Again, this is a very small market. There’s not a lot of companies using Rust. I haven’t seen it take off, but if developers like Rust the most, this is something to really consider, especially if you’re thinking—if you already have some programming language and you’re thinking about getting into a new programming language that you would like to learn. Maybe not for a beginner. If you’re a beginner, maybe don’t start with Rust. If you are an experienced programmer and you’re looking for a new language in 2018, Rust is a pretty good choice because developers love this language. This reminds of Ruby back in the day when everyone was so in love with Ruby because it was a fun language to work in.

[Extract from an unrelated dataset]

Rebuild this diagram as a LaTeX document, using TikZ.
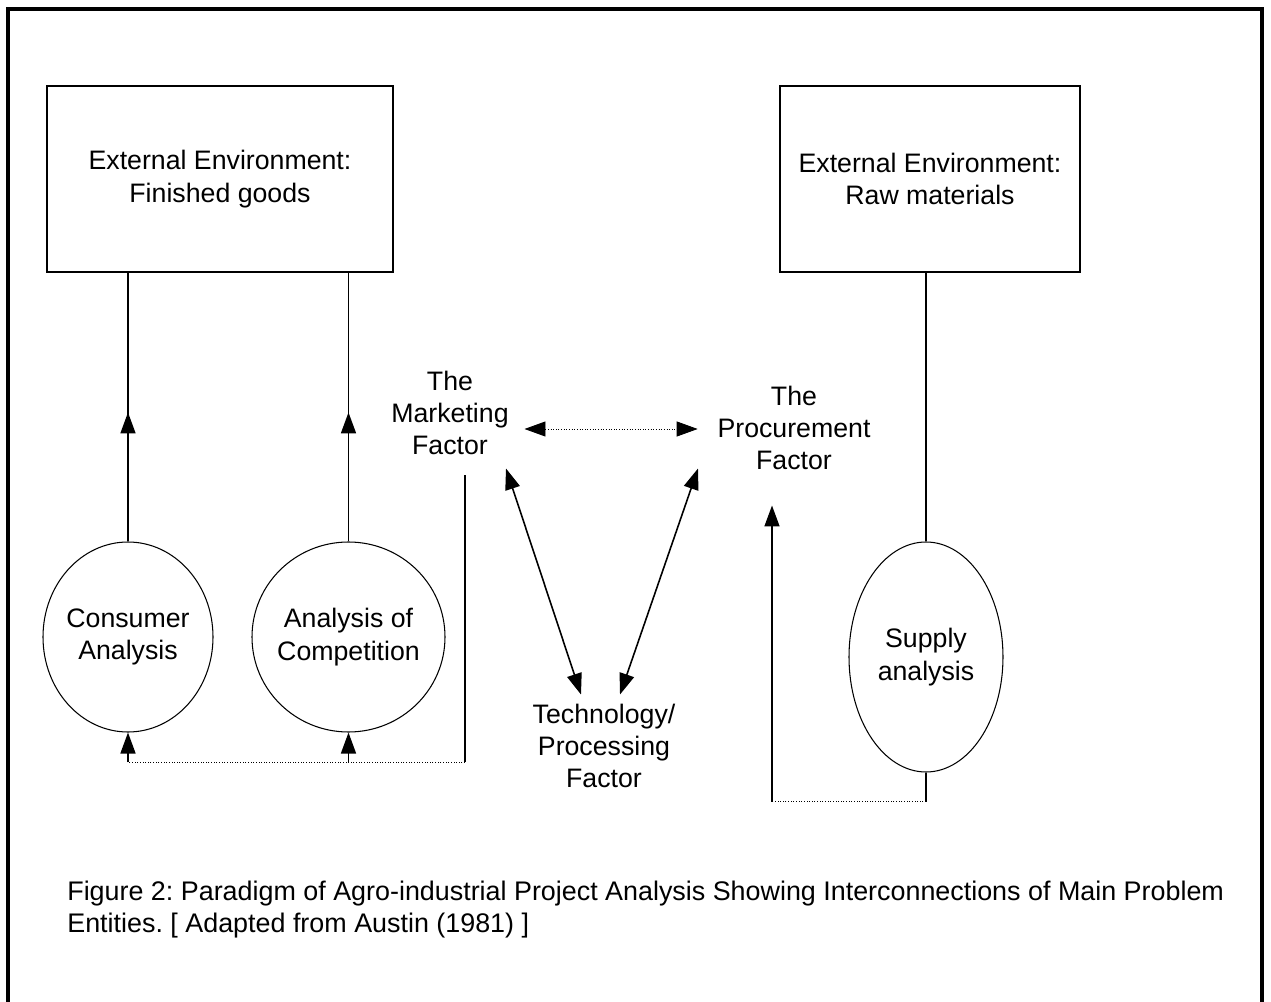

I’ve done a little bit of Rust work and I really liked the language. I’d like to dive into it more, but I’m not really doing technical stuff anymore except every once in a while. It’s a good language to bet on. It’s not one to like bet your career on, but I would say that if developers like this language so much that it’s got a good chance of gaining some ground and popularity, and possibly at some point displacing C and C++ for a low-level type of language.
Again, I don’t know. I don’t have a crystal ball. Again, I wouldn’t bet my whole career on this. If you’re already an experienced developer, you already have some experience on your belt, it might make sense to try and go down the Rust path, trying to build some expertise there and see if you can get some highly paid consulting gigs doing Rust stuff, because it’s going to be rare to find Rust developers.